Various gripping electrical receptacles may be manufactured using conventional procedures as added to and improved upon through the procedures described here. Some components defining a gripping electrical receptacle may be manufactured simultaneously and integrally joined with one another, while other components may be purchased pre-manufactured or manufactured separately and then assembled with the integral components. Various implementations may be manufactured using conventional procedures as added to and improved upon through the procedures described here.

Accordingly, manufacture of these components separately or simultaneously may involve extrusion, pultrusion, vacuum forming, injection molding, blow molding, resin transfer molding, casting, forging, cold rolling, milling, drilling, reaming, turning, grinding, stamping, cutting, bending, welding, soldering, hardening, riveting, punching, plating, and/or the like.
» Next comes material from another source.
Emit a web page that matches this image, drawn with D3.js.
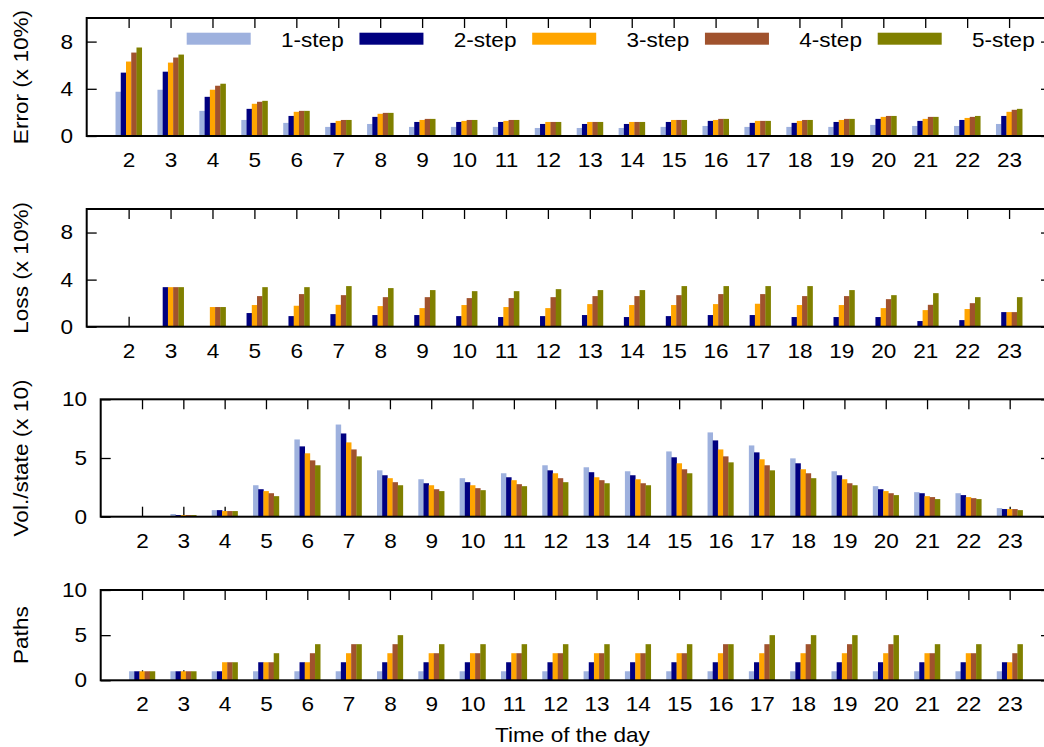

If any of the components are manufactured separately, they may then be coupled with one another in any manner, such as with adhesive, a weld, a fastener (e.g. a bolt, a nut, a screw, a nail, a rivet, a pin, and/or the like), wiring, any combination thereof, and/or the like for example, depending on, among other considerations, the particular material forming the components.

It will be understood that methods for manufacturing or assembling gripping electrical receptacles are not limited to the specific order of steps as disclosed in this document. Any steps or sequence of steps of the assembly of a gripping electrical receptacle indicated herein are given as examples of possible steps or sequence of steps and not as limitations, since various assembly processes and sequences of steps may be used to assemble gripping electrical receptacles.

The implementations of a gripping electrical receptacle described are by way of example or explanation and not by way of limitation. Rather, any description relating to the foregoing is for the exemplary purposes of this disclosure, and implementations may also be used with similar results for a variety of other applications employing a gripping electrical receptacle.